• _Directive_: State how many lines in the listing below include the word "this". Give nothing but the number.

* start Given information *

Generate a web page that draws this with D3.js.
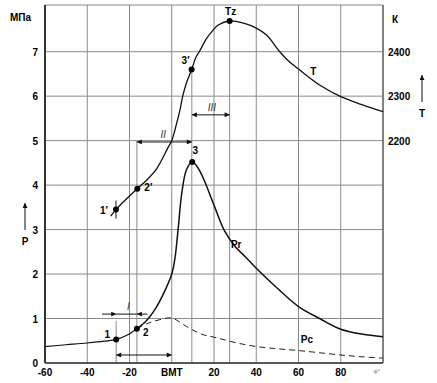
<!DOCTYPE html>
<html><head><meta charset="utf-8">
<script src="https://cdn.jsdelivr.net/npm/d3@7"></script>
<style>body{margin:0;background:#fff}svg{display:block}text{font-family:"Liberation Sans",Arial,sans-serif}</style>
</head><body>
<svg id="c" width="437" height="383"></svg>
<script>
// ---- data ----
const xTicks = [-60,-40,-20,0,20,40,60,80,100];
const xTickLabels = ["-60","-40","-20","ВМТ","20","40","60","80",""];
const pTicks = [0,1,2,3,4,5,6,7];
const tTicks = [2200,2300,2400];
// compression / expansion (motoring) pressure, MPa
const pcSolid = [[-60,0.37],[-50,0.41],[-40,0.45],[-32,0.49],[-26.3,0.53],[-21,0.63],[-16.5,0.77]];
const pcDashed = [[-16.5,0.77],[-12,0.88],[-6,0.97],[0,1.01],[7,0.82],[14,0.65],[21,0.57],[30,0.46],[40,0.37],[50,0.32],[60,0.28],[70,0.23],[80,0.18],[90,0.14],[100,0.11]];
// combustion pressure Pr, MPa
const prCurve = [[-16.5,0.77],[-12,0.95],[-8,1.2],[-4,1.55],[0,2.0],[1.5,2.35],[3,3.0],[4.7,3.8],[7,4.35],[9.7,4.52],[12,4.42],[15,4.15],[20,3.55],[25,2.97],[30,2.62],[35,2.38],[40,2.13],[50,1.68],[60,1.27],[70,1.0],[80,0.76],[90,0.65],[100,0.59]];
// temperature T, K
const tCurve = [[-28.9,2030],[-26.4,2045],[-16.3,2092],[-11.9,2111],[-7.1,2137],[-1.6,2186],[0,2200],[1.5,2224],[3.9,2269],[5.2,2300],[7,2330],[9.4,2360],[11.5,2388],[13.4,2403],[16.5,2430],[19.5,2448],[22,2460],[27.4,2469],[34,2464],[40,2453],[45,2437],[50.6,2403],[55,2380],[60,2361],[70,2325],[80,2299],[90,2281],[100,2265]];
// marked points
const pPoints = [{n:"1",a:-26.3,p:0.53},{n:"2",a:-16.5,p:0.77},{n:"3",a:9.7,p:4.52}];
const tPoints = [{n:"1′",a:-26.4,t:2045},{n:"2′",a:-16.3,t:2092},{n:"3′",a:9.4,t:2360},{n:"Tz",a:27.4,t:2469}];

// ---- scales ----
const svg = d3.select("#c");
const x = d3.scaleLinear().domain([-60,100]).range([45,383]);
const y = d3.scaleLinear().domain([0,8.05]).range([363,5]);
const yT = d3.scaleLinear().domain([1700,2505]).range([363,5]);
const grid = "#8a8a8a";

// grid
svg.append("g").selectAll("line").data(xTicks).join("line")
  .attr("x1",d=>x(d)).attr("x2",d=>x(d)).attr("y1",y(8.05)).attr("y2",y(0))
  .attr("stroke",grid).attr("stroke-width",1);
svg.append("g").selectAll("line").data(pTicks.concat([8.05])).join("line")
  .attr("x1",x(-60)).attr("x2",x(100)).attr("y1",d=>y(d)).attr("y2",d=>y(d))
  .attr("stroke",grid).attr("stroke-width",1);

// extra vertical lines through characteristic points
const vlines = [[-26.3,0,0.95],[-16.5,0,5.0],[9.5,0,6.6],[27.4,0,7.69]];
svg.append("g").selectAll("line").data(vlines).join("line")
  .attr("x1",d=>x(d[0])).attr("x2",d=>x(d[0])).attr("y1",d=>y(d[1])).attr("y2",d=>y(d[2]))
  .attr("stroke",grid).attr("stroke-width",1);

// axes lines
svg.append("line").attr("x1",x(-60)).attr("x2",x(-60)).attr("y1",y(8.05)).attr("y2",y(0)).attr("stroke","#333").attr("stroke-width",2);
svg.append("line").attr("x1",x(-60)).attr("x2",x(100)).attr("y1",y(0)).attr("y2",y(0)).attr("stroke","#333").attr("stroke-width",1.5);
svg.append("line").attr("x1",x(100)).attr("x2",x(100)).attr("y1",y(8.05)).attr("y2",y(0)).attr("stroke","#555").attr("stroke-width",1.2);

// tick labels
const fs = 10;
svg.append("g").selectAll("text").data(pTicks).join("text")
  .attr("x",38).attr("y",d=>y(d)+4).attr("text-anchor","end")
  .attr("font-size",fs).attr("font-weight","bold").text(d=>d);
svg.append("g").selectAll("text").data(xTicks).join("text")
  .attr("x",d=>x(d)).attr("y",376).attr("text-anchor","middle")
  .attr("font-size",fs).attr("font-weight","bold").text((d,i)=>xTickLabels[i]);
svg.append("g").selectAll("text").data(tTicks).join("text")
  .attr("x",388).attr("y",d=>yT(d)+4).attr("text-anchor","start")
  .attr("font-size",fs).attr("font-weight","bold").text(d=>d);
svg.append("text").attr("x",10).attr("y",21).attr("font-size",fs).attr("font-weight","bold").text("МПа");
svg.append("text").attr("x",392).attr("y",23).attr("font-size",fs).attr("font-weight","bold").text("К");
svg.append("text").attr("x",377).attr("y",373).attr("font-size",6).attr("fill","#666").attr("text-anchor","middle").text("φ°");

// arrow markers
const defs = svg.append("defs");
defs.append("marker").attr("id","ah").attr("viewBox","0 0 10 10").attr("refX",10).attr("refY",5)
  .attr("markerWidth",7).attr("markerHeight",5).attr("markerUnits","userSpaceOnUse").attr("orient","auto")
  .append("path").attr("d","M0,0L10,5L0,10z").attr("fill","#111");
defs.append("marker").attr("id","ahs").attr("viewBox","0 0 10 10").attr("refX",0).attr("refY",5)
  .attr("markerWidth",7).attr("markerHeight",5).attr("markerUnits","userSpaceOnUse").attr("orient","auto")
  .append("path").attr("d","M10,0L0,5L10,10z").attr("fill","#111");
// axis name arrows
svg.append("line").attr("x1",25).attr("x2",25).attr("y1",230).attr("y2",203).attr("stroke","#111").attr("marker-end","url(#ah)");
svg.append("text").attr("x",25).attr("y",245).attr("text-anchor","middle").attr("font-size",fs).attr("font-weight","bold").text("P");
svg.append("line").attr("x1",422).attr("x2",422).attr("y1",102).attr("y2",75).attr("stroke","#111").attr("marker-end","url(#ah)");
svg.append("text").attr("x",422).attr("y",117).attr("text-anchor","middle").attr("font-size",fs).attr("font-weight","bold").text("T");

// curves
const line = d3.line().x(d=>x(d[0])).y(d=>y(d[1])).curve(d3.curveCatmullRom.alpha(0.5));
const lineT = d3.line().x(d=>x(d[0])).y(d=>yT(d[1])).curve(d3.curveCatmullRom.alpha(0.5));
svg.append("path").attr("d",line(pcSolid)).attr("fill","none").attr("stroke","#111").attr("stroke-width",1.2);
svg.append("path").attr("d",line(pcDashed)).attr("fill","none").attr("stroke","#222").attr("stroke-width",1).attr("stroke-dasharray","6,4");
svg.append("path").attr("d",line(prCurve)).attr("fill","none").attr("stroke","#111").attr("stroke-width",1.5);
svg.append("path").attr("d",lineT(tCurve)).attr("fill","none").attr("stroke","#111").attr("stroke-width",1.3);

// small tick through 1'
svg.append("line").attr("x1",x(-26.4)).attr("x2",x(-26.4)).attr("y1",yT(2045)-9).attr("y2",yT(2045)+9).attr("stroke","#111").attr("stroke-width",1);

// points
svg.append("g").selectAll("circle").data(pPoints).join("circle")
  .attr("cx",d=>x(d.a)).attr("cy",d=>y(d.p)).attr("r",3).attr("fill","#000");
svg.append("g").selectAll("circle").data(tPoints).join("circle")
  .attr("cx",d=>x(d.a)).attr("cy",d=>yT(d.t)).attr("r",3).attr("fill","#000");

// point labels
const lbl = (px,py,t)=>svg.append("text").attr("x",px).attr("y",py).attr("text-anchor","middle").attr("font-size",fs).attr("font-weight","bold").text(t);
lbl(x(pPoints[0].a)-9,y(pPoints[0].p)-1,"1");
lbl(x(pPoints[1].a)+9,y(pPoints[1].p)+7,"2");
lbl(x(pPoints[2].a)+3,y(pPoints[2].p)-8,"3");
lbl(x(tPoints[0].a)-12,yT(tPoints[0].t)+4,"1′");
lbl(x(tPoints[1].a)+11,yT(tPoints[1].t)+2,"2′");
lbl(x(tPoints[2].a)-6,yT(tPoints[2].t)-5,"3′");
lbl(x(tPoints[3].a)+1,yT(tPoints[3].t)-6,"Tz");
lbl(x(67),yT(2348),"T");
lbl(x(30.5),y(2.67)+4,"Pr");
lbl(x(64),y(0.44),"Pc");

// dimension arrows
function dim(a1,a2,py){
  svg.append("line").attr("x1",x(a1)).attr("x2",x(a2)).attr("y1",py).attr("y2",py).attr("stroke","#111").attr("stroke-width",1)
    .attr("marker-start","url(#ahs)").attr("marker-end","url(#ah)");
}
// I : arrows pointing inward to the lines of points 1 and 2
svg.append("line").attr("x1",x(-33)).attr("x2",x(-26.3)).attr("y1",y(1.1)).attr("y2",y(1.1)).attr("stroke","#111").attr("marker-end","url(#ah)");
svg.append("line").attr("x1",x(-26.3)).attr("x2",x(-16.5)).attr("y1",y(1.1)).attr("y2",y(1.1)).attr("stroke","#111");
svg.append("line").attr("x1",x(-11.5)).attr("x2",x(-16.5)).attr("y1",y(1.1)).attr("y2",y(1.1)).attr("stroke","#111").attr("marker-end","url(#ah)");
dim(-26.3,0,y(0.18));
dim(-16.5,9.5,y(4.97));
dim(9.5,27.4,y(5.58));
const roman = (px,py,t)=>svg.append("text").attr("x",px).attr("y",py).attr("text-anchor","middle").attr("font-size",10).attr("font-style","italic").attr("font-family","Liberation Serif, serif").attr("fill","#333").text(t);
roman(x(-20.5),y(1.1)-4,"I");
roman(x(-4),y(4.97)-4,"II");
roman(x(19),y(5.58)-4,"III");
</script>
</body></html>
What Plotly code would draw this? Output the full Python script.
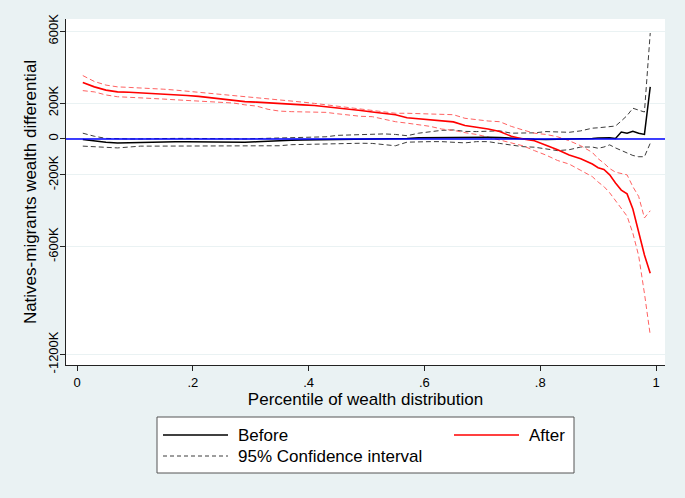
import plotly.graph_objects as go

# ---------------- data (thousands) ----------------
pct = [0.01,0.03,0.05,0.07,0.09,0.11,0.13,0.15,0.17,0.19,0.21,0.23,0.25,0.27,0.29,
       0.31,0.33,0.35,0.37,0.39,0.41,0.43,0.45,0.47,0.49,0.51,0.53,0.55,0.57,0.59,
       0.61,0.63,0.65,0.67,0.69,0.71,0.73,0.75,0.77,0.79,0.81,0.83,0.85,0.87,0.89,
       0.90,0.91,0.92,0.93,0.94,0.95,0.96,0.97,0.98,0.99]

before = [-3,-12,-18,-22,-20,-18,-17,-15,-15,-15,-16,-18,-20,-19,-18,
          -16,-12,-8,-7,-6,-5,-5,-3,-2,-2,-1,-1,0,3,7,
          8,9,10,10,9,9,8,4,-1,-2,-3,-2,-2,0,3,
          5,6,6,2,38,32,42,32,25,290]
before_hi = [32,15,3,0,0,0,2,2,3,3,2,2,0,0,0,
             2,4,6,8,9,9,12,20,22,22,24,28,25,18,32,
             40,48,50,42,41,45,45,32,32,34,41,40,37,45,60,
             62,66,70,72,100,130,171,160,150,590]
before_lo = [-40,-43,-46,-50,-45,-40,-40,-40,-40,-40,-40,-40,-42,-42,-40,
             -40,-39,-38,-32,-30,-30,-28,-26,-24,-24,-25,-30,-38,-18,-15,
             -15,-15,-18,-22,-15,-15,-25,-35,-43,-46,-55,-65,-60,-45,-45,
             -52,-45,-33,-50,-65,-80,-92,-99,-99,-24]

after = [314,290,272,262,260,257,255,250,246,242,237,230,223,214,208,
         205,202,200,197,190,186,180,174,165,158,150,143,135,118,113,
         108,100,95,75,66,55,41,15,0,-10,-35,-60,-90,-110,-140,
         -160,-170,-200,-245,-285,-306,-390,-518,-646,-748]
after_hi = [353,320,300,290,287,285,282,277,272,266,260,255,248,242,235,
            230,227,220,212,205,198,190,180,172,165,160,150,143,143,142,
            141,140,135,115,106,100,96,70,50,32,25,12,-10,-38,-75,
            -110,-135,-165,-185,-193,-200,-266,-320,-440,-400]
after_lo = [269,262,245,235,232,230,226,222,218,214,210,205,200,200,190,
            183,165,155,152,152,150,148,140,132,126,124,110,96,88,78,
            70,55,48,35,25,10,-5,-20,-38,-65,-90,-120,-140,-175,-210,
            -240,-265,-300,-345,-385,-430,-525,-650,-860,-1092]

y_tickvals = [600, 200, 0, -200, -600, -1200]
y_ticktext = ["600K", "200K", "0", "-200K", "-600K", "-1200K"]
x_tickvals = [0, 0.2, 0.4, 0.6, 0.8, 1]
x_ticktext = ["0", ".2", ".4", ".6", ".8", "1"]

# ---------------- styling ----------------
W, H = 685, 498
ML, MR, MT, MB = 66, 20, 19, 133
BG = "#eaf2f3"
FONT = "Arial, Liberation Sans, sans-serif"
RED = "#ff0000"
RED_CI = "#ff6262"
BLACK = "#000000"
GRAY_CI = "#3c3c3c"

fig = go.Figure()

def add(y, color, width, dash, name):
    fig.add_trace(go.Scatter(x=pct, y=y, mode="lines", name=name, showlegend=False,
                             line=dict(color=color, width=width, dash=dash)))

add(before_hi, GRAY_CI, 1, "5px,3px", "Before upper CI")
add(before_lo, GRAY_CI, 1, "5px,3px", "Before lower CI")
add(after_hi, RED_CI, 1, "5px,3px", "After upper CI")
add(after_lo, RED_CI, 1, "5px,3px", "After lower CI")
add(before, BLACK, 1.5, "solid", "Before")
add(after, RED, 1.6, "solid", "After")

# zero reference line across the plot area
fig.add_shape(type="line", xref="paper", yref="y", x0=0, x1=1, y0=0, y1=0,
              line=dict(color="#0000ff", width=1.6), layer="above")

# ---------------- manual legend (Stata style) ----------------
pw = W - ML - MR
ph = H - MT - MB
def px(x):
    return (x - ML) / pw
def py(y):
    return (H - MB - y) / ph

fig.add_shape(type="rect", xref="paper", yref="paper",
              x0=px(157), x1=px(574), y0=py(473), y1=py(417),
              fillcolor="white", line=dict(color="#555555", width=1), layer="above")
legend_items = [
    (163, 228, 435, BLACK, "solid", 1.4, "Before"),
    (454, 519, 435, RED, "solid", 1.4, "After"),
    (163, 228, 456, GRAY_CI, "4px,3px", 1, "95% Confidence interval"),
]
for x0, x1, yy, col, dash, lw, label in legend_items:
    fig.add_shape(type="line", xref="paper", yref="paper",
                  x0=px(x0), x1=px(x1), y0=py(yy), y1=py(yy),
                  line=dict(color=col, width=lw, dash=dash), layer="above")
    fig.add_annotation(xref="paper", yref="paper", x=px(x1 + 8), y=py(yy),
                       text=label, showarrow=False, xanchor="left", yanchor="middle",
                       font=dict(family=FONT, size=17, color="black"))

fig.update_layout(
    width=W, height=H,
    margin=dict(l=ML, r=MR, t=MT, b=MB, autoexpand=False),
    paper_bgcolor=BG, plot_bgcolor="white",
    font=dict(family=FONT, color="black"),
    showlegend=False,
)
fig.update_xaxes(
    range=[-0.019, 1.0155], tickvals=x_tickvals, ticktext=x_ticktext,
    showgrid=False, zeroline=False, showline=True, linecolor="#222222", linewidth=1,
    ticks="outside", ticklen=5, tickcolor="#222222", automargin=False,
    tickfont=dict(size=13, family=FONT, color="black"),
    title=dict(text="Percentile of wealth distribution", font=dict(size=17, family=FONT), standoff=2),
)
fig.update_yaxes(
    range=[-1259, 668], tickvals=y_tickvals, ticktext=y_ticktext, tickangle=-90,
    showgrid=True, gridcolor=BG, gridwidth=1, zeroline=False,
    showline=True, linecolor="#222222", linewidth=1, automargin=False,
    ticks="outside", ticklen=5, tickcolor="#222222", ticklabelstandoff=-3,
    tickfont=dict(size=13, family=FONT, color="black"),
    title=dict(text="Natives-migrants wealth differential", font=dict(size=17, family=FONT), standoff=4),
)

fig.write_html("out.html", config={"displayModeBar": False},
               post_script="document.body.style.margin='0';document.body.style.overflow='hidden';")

* end Given information *

• _Final result_: 2